Sebagai mantan Kepala Badan Perencanaan Pembangunan Kota (Bappeko) Surabaya, Wali Kota Eri mengungkapkan bahwa menurut penilaian Kementerian Komunikasi dan Informatika (Kominfo), Surabaya telah diakui sebagai Smart City. Namun, ketika ada penilaian dari pihak luar negeri, ia tidak mengetahui tim mana yang melakukan survei dan wilayah mana yang menjadi fokus penilaian.
“Walaupun begitu, saya tetap merasa bangga ketika daerah lain masuk dalam daftar smart city versi penilaian dari luar negeri. Bagi saya, lebih baik jika penghargaan smart city tersebut dapat disematkan secara bergantian kepada daerah lain di Indonesia,” tambahnya.
“Ini akan menunjukkan bahwa Indonesia secara keseluruhan merupakan negara yang menerapkan konsep smart city dan memiliki pelayanan publik yang baik.

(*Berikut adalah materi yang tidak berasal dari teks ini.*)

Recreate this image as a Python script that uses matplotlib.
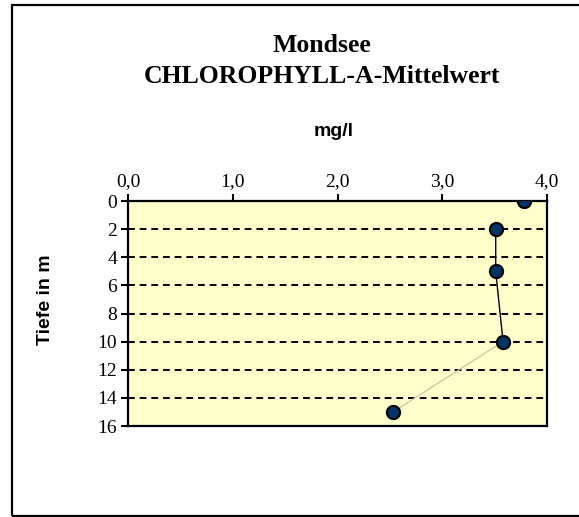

Saya tidak ingin melihat persaingan antar daerah, tetapi lebih pada bagaimana kita dapat saling mendukung satu sama lain.
Saya merasa bangga ketika Makassar dan Medan masuk dalam daftar smart city, dan mungkin suatu saat giliran Surabaya akan kembali masuk,” pungkasnya.
Dalam menghadapi ketiadaan Surabaya dalam daftar Smart City Index 2023 versi IMD, Wali Kota Eri Cahyadi menunjukkan sikap yang bijak dan berfokus pada upaya memperbaharui pelayanan publik serta meningkatkan kualitas hidup warga Surabaya melalui penggunaan teknologi.